-- BEGIN Supplied data --

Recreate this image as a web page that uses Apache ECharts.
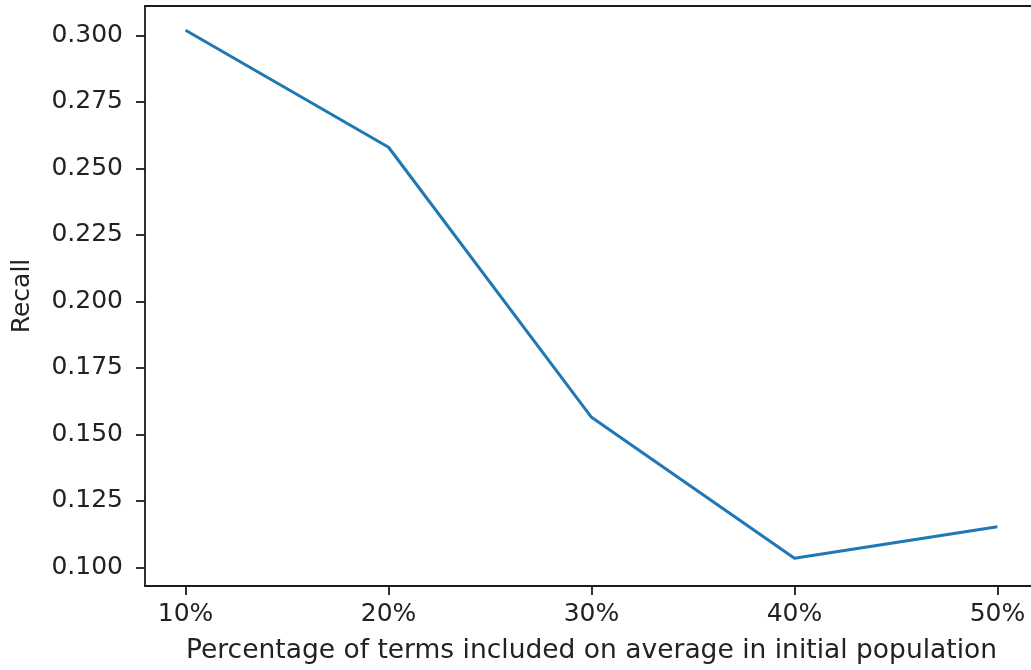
<!DOCTYPE html>
<html>
<head>
<meta charset="utf-8">
<script src="https://cdn.jsdelivr.net/npm/echarts@6/dist/echarts.min.js"></script>
<style>
	html, body { margin: 0; padding: 0; background: #fff; }
	#chart { width: 1031px; height: 670px; }
</style>
</head>
<body>
<div id="chart"></div>
<script>
// 数据
var percents = [10, 20, 30, 40, 50];
var recall = [0.3019, 0.2579, 0.1564, 0.1034, 0.1153];
var yTicks = [0.100, 0.125, 0.150, 0.175, 0.200, 0.225, 0.250, 0.275, 0.300];

var font = 'DejaVu Sans';
var spine = { color: '#1a1a1a', width: 1.8 };

var chart = echarts.init(document.getElementById('chart'));

var option = {
	animation: false,
	backgroundColor: '#fff',
	//网格
	grid: {
		left: 145,
		top: 6,
		width: 893,
		height: 580,
		outerBoundsMode: 'none',
		containLabel: false
	},
	//x轴 (下 + 上边框)
	xAxis: [{
		type: 'value',
		position: 'bottom',
		min: 8,
		max: 52,
		name: 'Percentage of terms included on average in initial population',
		nameLocation: 'middle',
		nameGap: 52,
		nameTextStyle: { fontFamily: font, fontSize: 26.5, color: '#222' },
		splitLine: { show: false },
		axisLine: { show: true, onZero: false, lineStyle: spine },
		axisTick: {
			show: true,
			customValues: percents,
			length: 9,
			lineStyle: spine
		},
		axisLabel: {
			customValues: percents,
			margin: 16,
			fontFamily: font,
			fontSize: 25,
			color: '#222',
			formatter: function (v) { return v + '%'; }
		}
	}, {
		type: 'value',
		position: 'top',
		min: 8,
		max: 52,
		splitLine: { show: false },
		axisLine: { show: true, onZero: false, lineStyle: spine },
		axisTick: { show: false },
		axisLabel: { show: false }
	}],
	//y轴
	yAxis: {
		type: 'value',
		min: 0.093,
		max: 0.311,
		name: 'Recall',
		nameLocation: 'middle',
		nameRotate: 90,
		nameGap: 110,
		nameTextStyle: { fontFamily: font, fontSize: 25, color: '#222' },
		splitLine: { show: false },
		axisLine: { show: true, onZero: false, lineStyle: spine },
		axisTick: {
			show: true,
			customValues: yTicks,
			length: 9,
			lineStyle: spine
		},
		axisLabel: {
			customValues: yTicks,
			margin: 22,
			fontFamily: font,
			fontSize: 25,
			color: '#222',
			formatter: function (v) { return v.toFixed(3); }
		}
	},
	//系列列表
	series: [{
		type: 'line',
		data: percents.map(function (p, i) { return [p, recall[i]]; }),
		showSymbol: false,
		symbol: 'none',
		lineStyle: { color: '#1f77b4', width: 3 },
		clip: false
	}]
};

chart.setOption(option);
</script>
</body>
</html>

-- END Supplied data --

Short problem
Make an exact copy of the data above, pictures excluded.

Answer to this problem
Recreate this image as a web page that uses Apache ECharts.
<!DOCTYPE html>
<html>
<head>
<meta charset="utf-8">
<script src="https://cdn.jsdelivr.net/npm/echarts@6/dist/echarts.min.js"></script>
<style>
	html, body { margin: 0; padding: 0; background: #fff; }
	#chart { width: 1031px; height: 670px; }
</style>
</head>
<body>
<div id="chart"></div>
<script>
// 数据
var percents = [10, 20, 30, 40, 50];
var recall = [0.3019, 0.2579, 0.1564, 0.1034, 0.1153];
var yTicks = [0.100, 0.125, 0.150, 0.175, 0.200, 0.225, 0.250, 0.275, 0.300];

var font = 'DejaVu Sans';
var spine = { color: '#1a1a1a', width: 1.8 };

var chart = echarts.init(document.getElementById('chart'));

var option = {
	animation: false,
	backgroundColor: '#fff',
	//网格
	grid: {
		left: 145,
		top: 6,
		width: 893,
		height: 580,
		outerBoundsMode: 'none',
		containLabel: false
	},
	//x轴 (下 + 上边框)
	xAxis: [{
		type: 'value',
		position: 'bottom',
		min: 8,
		max: 52,
		name: 'Percentage of terms included on average in initial population',
		nameLocation: 'middle',
		nameGap: 52,
		nameTextStyle: { fontFamily: font, fontSize: 26.5, color: '#222' },
		splitLine: { show: false },
		axisLine: { show: true, onZero: false, lineStyle: spine },
		axisTick: {
			show: true,
			customValues: percents,
			length: 9,
			lineStyle: spine
		},
		axisLabel: {
			customValues: percents,
			margin: 16,
			fontFamily: font,
			fontSize: 25,
			color: '#222',
			formatter: function (v) { return v + '%'; }
		}
	}, {
		type: 'value',
		position: 'top',
		min: 8,
		max: 52,
		splitLine: { show: false },
		axisLine: { show: true, onZero: false, lineStyle: spine },
		axisTick: { show: false },
		axisLabel: { show: false }
	}],
	//y轴
	yAxis: {
		type: 'value',
		min: 0.093,
		max: 0.311,
		name: 'Recall',
		nameLocation: 'middle',
		nameRotate: 90,
		nameGap: 110,
		nameTextStyle: { fontFamily: font, fontSize: 25, color: '#222' },
		splitLine: { show: false },
		axisLine: { show: true, onZero: false, lineStyle: spine },
		axisTick: {
			show: true,
			customValues: yTicks,
			length: 9,
			lineStyle: spine
		},
		axisLabel: {
			customValues: yTicks,
			margin: 22,
			fontFamily: font,
			fontSize: 25,
			color: '#222',
			formatter: function (v) { return v.toFixed(3); }
		}
	},
	//系列列表
	series: [{
		type: 'line',
		data: percents.map(function (p, i) { return [p, recall[i]]; }),
		showSymbol: false,
		symbol: 'none',
		lineStyle: { color: '#1f77b4', width: 3 },
		clip: false
	}]
};

chart.setOption(option);
</script>
</body>
</html>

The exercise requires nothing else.